Goal of the exercise.
All of the lines below are to be printed again exactly; images are excluded from the output.

Source material.
%%
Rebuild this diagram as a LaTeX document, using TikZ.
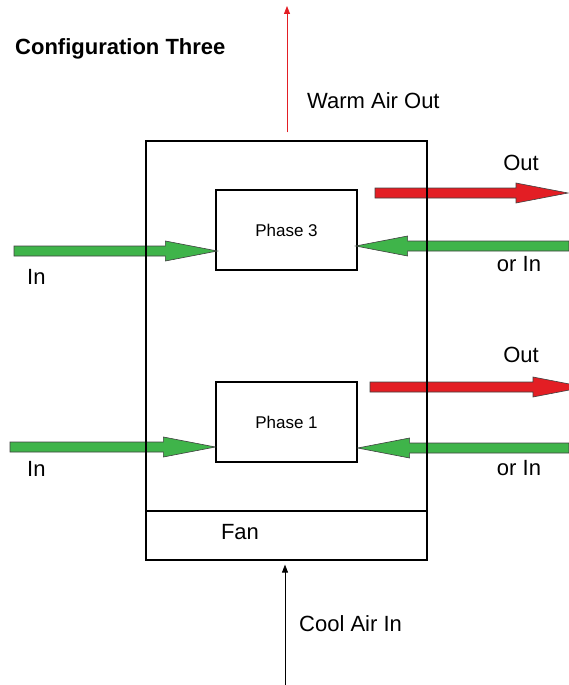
\documentclass[tikz,border=0pt]{standalone}
\usepackage{fontspec}
\setmainfont{Liberation Sans}
\usetikzlibrary{arrows.meta,calc}
\definecolor{airred}{HTML}{E31E24}
\definecolor{airgreen}{HTML}{3FB44A}
\newcommand{\fatarrow}[3]{%
  \filldraw[fat,#1] let \p1=(#2), \p2=(#3), \n1={ifthenelse(\x2>\x1,52,-52)},
    \n2={\x2-(\n1)*1pt} in
    (\x1,\y1+5pt) -- (\n2,\y1+5pt) -- (\n2,\y1+10pt) -- (\x2,\y1)
    -- (\n2,\y1-10pt) -- (\n2,\y1-5pt) -- (\x1,\y1-5pt) -- cycle;}
\begin{document}
\begin{tikzpicture}[
  x=1pt, y=-1pt,
  font=\fontsize{22}{26}\selectfont,
  phase/.style={draw, line width=1.2pt, minimum width=141pt, minimum height=80pt,
                font=\fontsize{17}{20}\selectfont},
  unit/.style={draw, line width=1.2pt, minimum width=281pt},
  lbl/.style={inner sep=0pt},
  fat/.style={draw=black!75, line width=0.6pt},
  air/.style={-{Triangle[length=8pt,width=6pt]}, line width=0.8pt}
]
  \useasboundingbox (0,0) rectangle (569,685);
  \node[phase] (p3) at (286.5,230) {Phase 3};
  \node[phase] (p1) at (286.5,422) {Phase 1};
  \coordinate (in3) at (14,251);
  \coordinate (out3a) at (375,193);
  \coordinate (out3b) at (568,193);
  \coordinate (back3) at (569,246);
  \coordinate (in1) at (10,447);
  \coordinate (out1a) at (370,387);
  \coordinate (out1b) at (585,387);
  \coordinate (back1) at (569,448);
  \fatarrow{fill=airgreen}{in3}{[shift={(2pt,-21pt)}]p3.west}
  \fatarrow{fill=airred}{out3a}{out3b}
  \fatarrow{fill=airgreen}{back3}{[shift={(-2pt,-16pt)}]p3.east}
  \fatarrow{fill=airgreen}{in1}{[yshift=-25pt]p1.west}
  \fatarrow{fill=airred}{out1a}{out1b}
  \fatarrow{fill=airgreen}{back1}{[yshift=-26pt]p1.east}
  \node[unit, minimum height=370pt] (box) at (286.5,326) {};
  \node[unit, minimum height=49pt] (fan) at (286.5,535.5) {};
  \node[lbl] (fanlbl) at (240,532) {Fan};
  \node[lbl, anchor=west, font=\fontsize{22}{26}\selectfont\bfseries] (title) at (15,49) {Configuration Three};
  \coordinate (warm) at (287,6);
  \node[lbl, anchor=west] (warmlbl) at (307,101) {Warm Air Out};
  \draw[air, airred] ([yshift=8pt]box.north -| warm) -- (warm);
  \coordinate (cool) at (285,685);
  \node[lbl, anchor=west] (coollbl) at (299,624) {Cool Air In};
  \draw[air] (cool) -- ([yshift=-4pt]fan.south -| cool);
  \node[lbl, anchor=west] (in3lbl) at (27,277) {In};
  \node[lbl, anchor=west] (in1lbl) at (27,469) {In};
  \node[lbl] (out3lbl) at (521,163) {Out};
  \node[lbl] (out1lbl) at (521,355) {Out};
  \node[lbl] (or3lbl) at (519,264) {or In};
  \node[lbl] (or1lbl) at (519,468) {or In};
\end{tikzpicture}
\end{document}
%%
Correct output.
Rebuild this diagram as a LaTeX document, using TikZ.
\documentclass[tikz,border=0pt]{standalone}
\usepackage{fontspec}
\setmainfont{Liberation Sans}
\usetikzlibrary{arrows.meta,calc}
\definecolor{airred}{HTML}{E31E24}
\definecolor{airgreen}{HTML}{3FB44A}
\newcommand{\fatarrow}[3]{%
  \filldraw[fat,#1] let \p1=(#2), \p2=(#3), \n1={ifthenelse(\x2>\x1,52,-52)},
    \n2={\x2-(\n1)*1pt} in
    (\x1,\y1+5pt) -- (\n2,\y1+5pt) -- (\n2,\y1+10pt) -- (\x2,\y1)
    -- (\n2,\y1-10pt) -- (\n2,\y1-5pt) -- (\x1,\y1-5pt) -- cycle;}
\begin{document}
\begin{tikzpicture}[
  x=1pt, y=-1pt,
  font=\fontsize{22}{26}\selectfont,
  phase/.style={draw, line width=1.2pt, minimum width=141pt, minimum height=80pt,
                font=\fontsize{17}{20}\selectfont},
  unit/.style={draw, line width=1.2pt, minimum width=281pt},
  lbl/.style={inner sep=0pt},
  fat/.style={draw=black!75, line width=0.6pt},
  air/.style={-{Triangle[length=8pt,width=6pt]}, line width=0.8pt}
]
  \useasboundingbox (0,0) rectangle (569,685);
  \node[phase] (p3) at (286.5,230) {Phase 3};
  \node[phase] (p1) at (286.5,422) {Phase 1};
  \coordinate (in3) at (14,251);
  \coordinate (out3a) at (375,193);
  \coordinate (out3b) at (568,193);
  \coordinate (back3) at (569,246);
  \coordinate (in1) at (10,447);
  \coordinate (out1a) at (370,387);
  \coordinate (out1b) at (585,387);
  \coordinate (back1) at (569,448);
  \fatarrow{fill=airgreen}{in3}{[shift={(2pt,-21pt)}]p3.west}
  \fatarrow{fill=airred}{out3a}{out3b}
  \fatarrow{fill=airgreen}{back3}{[shift={(-2pt,-16pt)}]p3.east}
  \fatarrow{fill=airgreen}{in1}{[yshift=-25pt]p1.west}
  \fatarrow{fill=airred}{out1a}{out1b}
  \fatarrow{fill=airgreen}{back1}{[yshift=-26pt]p1.east}
  \node[unit, minimum height=370pt] (box) at (286.5,326) {};
  \node[unit, minimum height=49pt] (fan) at (286.5,535.5) {};
  \node[lbl] (fanlbl) at (240,532) {Fan};
  \node[lbl, anchor=west, font=\fontsize{22}{26}\selectfont\bfseries] (title) at (15,49) {Configuration Three};
  \coordinate (warm) at (287,6);
  \node[lbl, anchor=west] (warmlbl) at (307,101) {Warm Air Out};
  \draw[air, airred] ([yshift=8pt]box.north -| warm) -- (warm);
  \coordinate (cool) at (285,685);
  \node[lbl, anchor=west] (coollbl) at (299,624) {Cool Air In};
  \draw[air] (cool) -- ([yshift=-4pt]fan.south -| cool);
  \node[lbl, anchor=west] (in3lbl) at (27,277) {In};
  \node[lbl, anchor=west] (in1lbl) at (27,469) {In};
  \node[lbl] (out3lbl) at (521,163) {Out};
  \node[lbl] (out1lbl) at (521,355) {Out};
  \node[lbl] (or3lbl) at (519,264) {or In};
  \node[lbl] (or1lbl) at (519,468) {or In};
\end{tikzpicture}
\end{document}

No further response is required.